This code you shared really inspired me. your code is very compact and does what it is supposed to do very quickly. The problem I see is what comes afterwards and I wondered how I could take advantage of the board inspection done here to avoid inspecting the board again to play one of these moves this algorithm found..
The victims are there.. if I masked them with a star bitmap of all possible flips in all directions? No, this won't work. you'll get enemy discs not belonging to those affected by the move. then I divided the problem into smaller pieces.
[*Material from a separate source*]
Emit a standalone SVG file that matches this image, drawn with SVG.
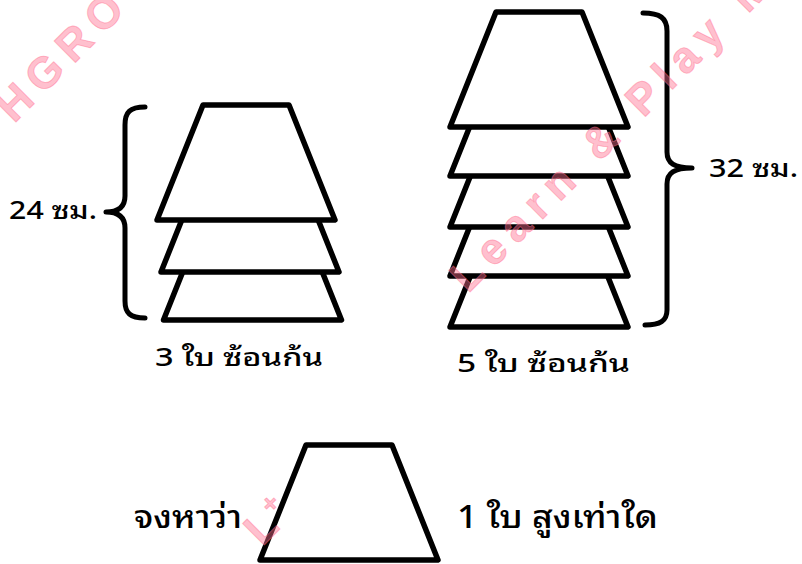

For example:
The unfolded loop of the north inspection:
victims = NORTH(own) & enemy;
victims |= NORTH(victims) & enemy;
victims |= NORTH(victims) & enemy;
victims |= NORTH(victims) & enemy;
victims |= NORTH(victims) & enemy;
victims |= NORTH(victims) & enemy;
result |= NORTH(victims) & empty;
What do I have after the execution of the second line?. enemies that areright next to my discs northwards... mmmm what is I now move northwards and AND them with empty squares? I'll get only the captures of length 1. and I can start drawing the capture bitmap of that move. If I now nove north again and AND with empties I'll obtain the captures of length 2... and so on. like:
u64 moveattacks[64];
u64 flippattern[64 /* Squares */][ 8 /*Directions */][6 /* Length */];
int payoff[64];
/* new code */
u64 generate_moves(u64 own, u64 enemy) {
u64 result = 0ull;
u64 victims, partialresult, accum;
int i;
u64 empty = ~(own | enemy);
victims = NORTH(own) & enemy; /* At this point I have my immediate enemies */
accum = NORTH(victims);
partialresult = accum & empty; /* Runs of length 1 */
if (partialresult) {
payoff[i] = 0;
for( i= 0; i < 64; i++)
if (partialresult & (1ULL << i)) {
moveattacks[i] = flippattern[i][SOUTHWARDS][0];
payoff[i]++;
}
result |= partialresult;
}
victims = accum & enemy;
accum = NORTH(victims);
partialresult = accum & empty; /* Runs of length 2 */
if (partialresult) {
for( i= 0; i < 64; i++)
if (partialresult & (1ULL << i)) {
moveattacks[i] |= flippattern[i][SOUTHWARDS][1];
payoff[i] +=2;
}
result |= partialresult;
}
victims = accum & enemy;
accum = NORTH(victims);
partialresult = accum & empty; /* Runs of length 3 */
if (partialresult) {
for( i= 0; i < 64; i++)
if (partialresult & (1ULL << i)) {
moveattacks[i] |= flippattern[i][SOUTHWARDS][2];
payoff[i] +=3;
}
result |= partialresult;
}
victims = accum & enemy;
accum = NORTH(victims);
partialresult = accum & empty; /* Runs of length 4 */
if (partialresult) {
for( i= 0; i < 64; i++)
if (partialresult & (1ULL << i)) {
moveattacks[i] |= flippattern[i][SOUTHWARDS][3];
payoff[i] +=4;
}
result |= partialresult;
}
victims = accum & enemy;
accum = NORTH(victims);
partialresult = accum & empty; /* Runs of length 5 */
if (partialresult) {
for( i= 0; i < 64; i++)
if (partialresult & (1ULL << i)) {
moveattacks[i] |= flippattern[i][SOUTHWARDS][4];
payoff[i] +=5;
}
result |= partialresult;
}
victims = accum & enemy;
accum = NORTH(victims);
partialresult = accum & empty; /* Runs of length 6 */
if (partialresult) {
for( i= 0; i < 64; i++)
if (partialresult & (1ULL << i)) {
moveattacks[i] |= flippattern[i][SOUTHWARDS][5];
payoff[i] +=6;
}
result |= partialresult;
/* The code must continue here for the remaining 7 directions... */
}
return result;
}
ppattern array is a pre-computed 64 x 8 x 6 matrix (64 squares, 8 possible directions, 6 possible lengths ). Now I can even count the discs that are being flipped by the move. At the end of the routine I'll get:
1) A bitmap of all move candidates. (The original outcome) plus:
2) An array of masks corresponding to each of these moves. ( the impact on the board of each one)
3) the payoff of each move in terms of number of opponent discs being flipped.
Thank you very much for your code again. in return, I'm sharing this excerpt of mine. The complete code is too long and I think this excerpt depicts well enough the idea.